Open any newspaper on a weekend and it’s odds on they’ll have a financial section.  Look at the TV listings and it’s a safe bet that you’ll see at least a generous sprinkling of financial content.  Head online and you’ll find a wide selection of sites which aim to help you manage your money (rather than part you from it).  Try having a real-world conversation about money, however, and you may find yourself facing an uphill battle.  Here are some tips about how you can have constructive conversations about money (and other challenging topics).

Go online first

As well as being a place to research facts, the internet can also be a place to connect with other people regardless of their geographic location.  Online forums can be a great place to get help and support from people who’ve either been where you are or who are there now and who therefore are in a good position to understand where you are coming from and give you the benefit of their experience, or at least be good listeners if you feel the need to vent.

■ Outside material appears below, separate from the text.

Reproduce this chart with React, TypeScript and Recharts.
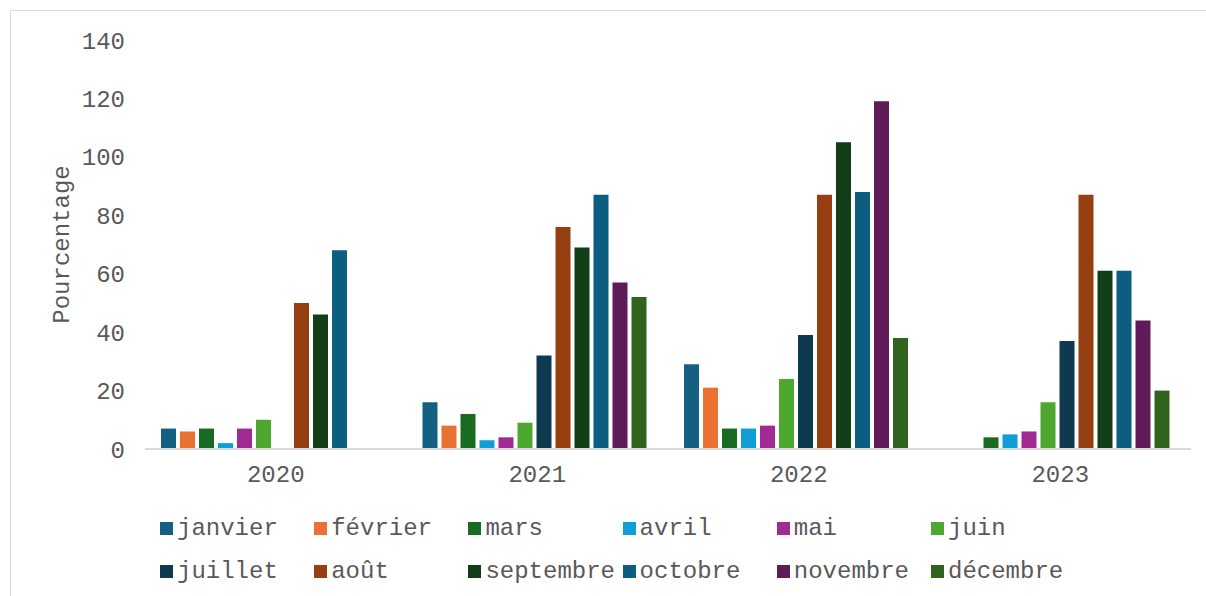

Pick a reasonable time and place for your conversation

In this context, reasonable means good for both of you and if that means delaying a conversation slightly then so be it (unless, of course, there is a real need for urgency).  Basically, if you think that a conversation is going to be challenging, then you usually want both parties to be in the best possible state of mind when they have it.

Approach conversations with an end in mind

Ask yourself why you feel the need to have a conversation about money with a particular person, in other words, what your goal is, and then approach the conversation with that end in mind.  At the same time, however, remember that there are different ways to reach a goal and that they can all be equally valid depending on the situation.  When dealing with topics which can be tricky, such as money, it can be helpful to think about how football teams score goals.  Very few goals are scored from a team’s own half of the pitch or from penalties.  Most goals are scored by working the ball up the pitch, often taking detours, until it is finally where it needs to be and even then it may take a few tries to get it in the net.  In other words, even if you want to have one conversation to say everything you need to say (and indeed even if you do), then be aware that the other person may need some time to take everything in and that therefore you may need to have several conversations until you reach your goal, or, at the very least, go more slowly than you had initially intended so that the other party has time to absorb what you are trying to tell them.

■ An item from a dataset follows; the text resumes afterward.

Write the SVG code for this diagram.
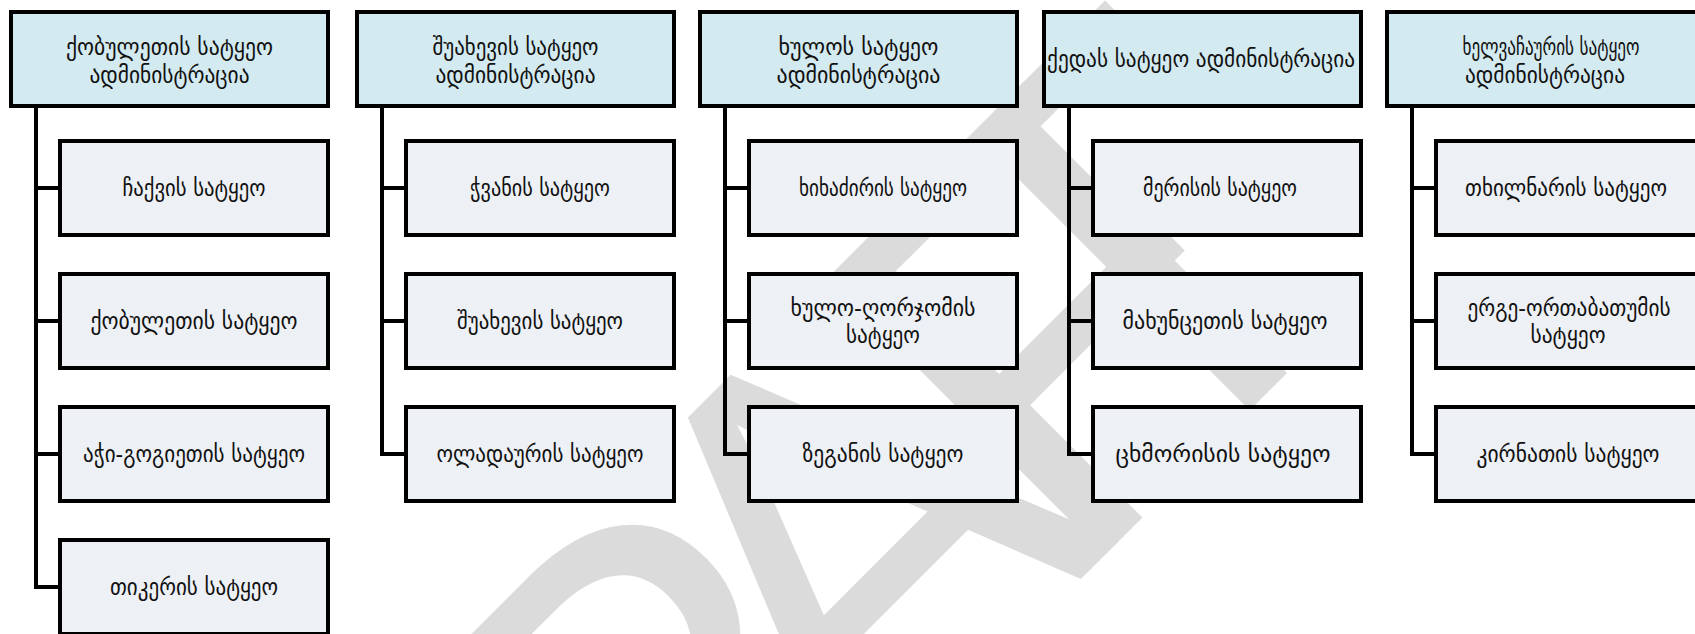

Frame conversations positively

Emotions communicate themselves very easily, even without words and people are often very good indeed at picking up any contradictions between your body language and tone of voice and the actual words you use and these contradictions can make them uncomfortable.  The way to make someone feel comfortable is to speak positively and clearly about where you are and what, if anything, you would like from them.  If you sound like you have confidence in yourself then other people are much more likely to have confidence in you and thus feel more comfortable having a challenging conversation with you.  If you also have a reasonable plan for moving forward, then that is even better.